If there is an equivalent to defensive coaches watching offensive lineman go illegally downfield on RPOs, it has to be offensive coaches watching a defender fall to the ground "in pain" as a tactic to slow down drives.

We've all seen it happen. An offense is really clicking at the end of the half, or end of the game, and moving the ball efficiently down the field when a defensive player lies on the ground "injured," forcing officials to stop the momentum for an injury timeout.

Everyone in the stadium knows the strategy being rolled out in that instance. Slow the offensive down, steal the momentum. Sometimes you can even see the defensive staff motioning for a player, or using a code word, to get him to fall down and feign leg cramps or some other type of timely injury.

Last year, the NCAA rules committee spent a number of days discussing the issue of faking injuries, and in January the AFCA Ethic Committee voted during their meeting in January to bring the issue back to the forefront, believing its past time for it to be addressed.

"Our ethics committee, which suggests rules changes to the NCAA, said by unanimous consent that this has got to stop," AFCA executive director Todd Berry shared with ESPN. "So they asked the rules committee to do something about it. It's bad for football."

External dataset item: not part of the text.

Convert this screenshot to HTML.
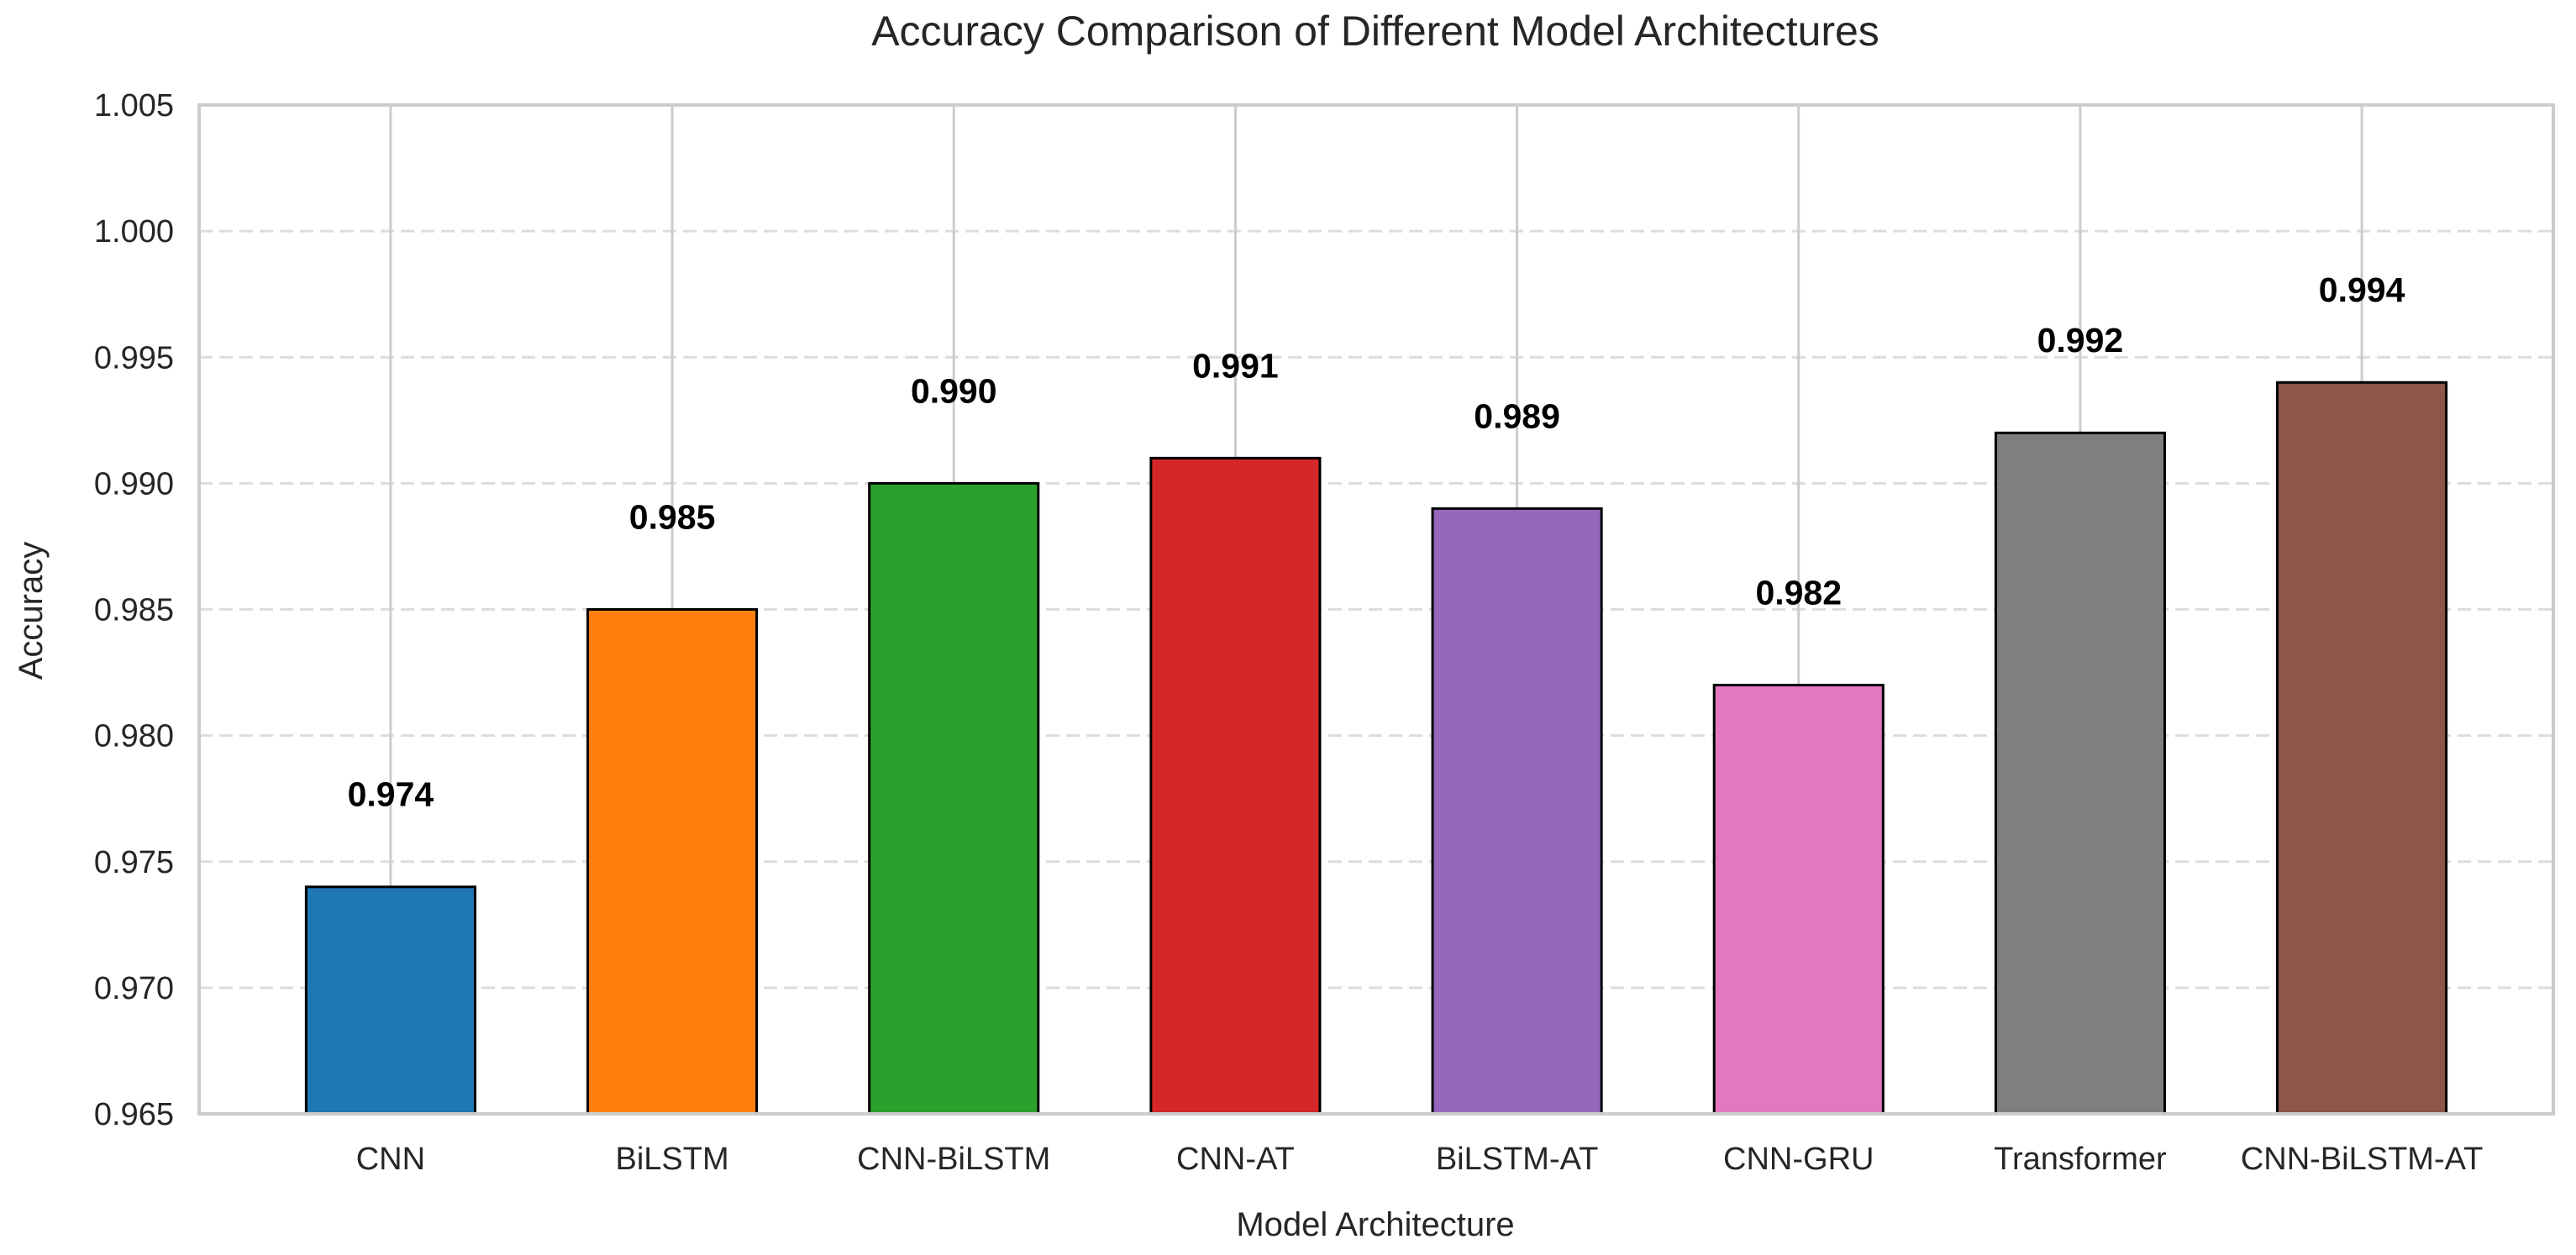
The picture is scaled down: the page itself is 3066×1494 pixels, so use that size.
<!DOCTYPE html>
<html><head><meta charset="utf-8"><style>
body{margin:0;background:#fff}
svg{display:block;font-family:"Liberation Sans",Arial,sans-serif}
</style></head><body>
<svg id="chart" width="3066" height="1494" viewBox="0 0 3066 1494">
<text x="1637" y="54" text-anchor="middle" font-size="50" fill="#262626">Accuracy Comparison of Different Model Architectures</text>
<g id="grid"></g><g id="bars"></g><g id="labels"></g><g id="axes"></g>
<text x="1637" y="1471" text-anchor="middle" font-size="40" fill="#262626">Model Architecture</text>
<text transform="translate(50,727) rotate(-90)" text-anchor="middle" font-size="40" fill="#262626">Accuracy</text>
</svg>
<script>
const categories=["CNN","BiLSTM","CNN-BiLSTM","CNN-AT","BiLSTM-AT","CNN-GRU","Transformer","CNN-BiLSTM-AT"];
const accuracy=[0.974,0.985,0.990,0.991,0.989,0.982,0.992,0.994];
const colors=["#1f77b4","#ff7f0e","#2ca02c","#d62728","#9467bd","#e377c2","#7f7f7f","#8c564b"];
const yTicks=[0.965,0.970,0.975,0.980,0.985,0.990,0.995,1.000,1.005];
const yTickLabels=["0.965","0.970","0.975","0.980","0.985","0.990","0.995","1.000","1.005"];
const L=237,R=3039,T=125,B=1326,yMin=0.965,yMax=1.005,pad=0.68;
const n=categories.length;
const step=(R-L)/(n-1+2*pad);
function xs(i){return L+(i+pad)*step;}
function ys(v){return B-(v-yMin)/(yMax-yMin)*(B-T);}
const NS="http://www.w3.org/2000/svg";
function mk(tag,attrs,parent,text){const e=document.createElementNS(NS,tag);for(const k in attrs)e.setAttribute(k,attrs[k]);if(text!==undefined)e.textContent=text;document.getElementById(parent).appendChild(e);return e;}
yTicks.forEach((t,i)=>{
  if(i>0&&i<yTicks.length-1){const g=mk('line',{x1:L,x2:R,y1:ys(t),y2:ys(t),stroke:'#dcdcdc','stroke-width':3,'stroke-dasharray':'16,8'},'grid');
  
  }
  const tl=mk('text',{x:L-30,y:ys(t)+13,'text-anchor':'end','font-size':38,fill:'#262626'},'axes',yTickLabels[i]);
  
  
});
categories.forEach((c,i)=>{
  const x=xs(i);
  const v=mk('line',{x1:x,x2:x,y1:T,y2:B,stroke:'#cccccc','stroke-width':3},'grid');
  
  
  const w=step*0.6;
  const b=mk('rect',{x:x-w/2,y:ys(accuracy[i]),width:w,height:B-ys(accuracy[i]),fill:colors[i],stroke:'#000','stroke-width':3},'bars');
  
  
  const l=mk('text',{x:x,y:ys(accuracy[i]+0.0037)+15,'text-anchor':'middle','font-size':41,'font-weight':'bold',fill:'#000'},'labels',accuracy[i].toFixed(3));
  
  
  const t=mk('text',{x:x,y:B+66,'text-anchor':'middle','font-size':38,fill:'#262626'},'axes',c);
  
  
});
const f=mk('rect',{x:L,y:T,width:R-L,height:B-T,fill:'none',stroke:'#cccccc','stroke-width':4},'axes');


</script>
</body></html>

One of the big issues that the rules committee wrestled with is how to judge the intent of a down player. Is it a legit injury? Or is it a fake one meant to stop the clock? Asking officials to decide that is a tall task, and a slippery slope.

Currently, players are only required to come off the field for a play.

The problem with that approach? Berry believes it doesn't have any teeth.

"Rules need to have teeth, and if there's no teeth, there's no impact," Berry shared. "There needs to be a harsh deterrent."

Instead of just coming out for a play, as the current rule suggests, Berry suggests requiring the injured player to miss the rest of the series, and the team could opt to use a timeout to get that player eligible to return to the game.

The rules committee is set to meet virtually in March, when the issue will be discussed further.

By and large, the feeling in the profession is that something certainly needs to be done, and Berry's suggestion on missing a series seems to make a lot of sense.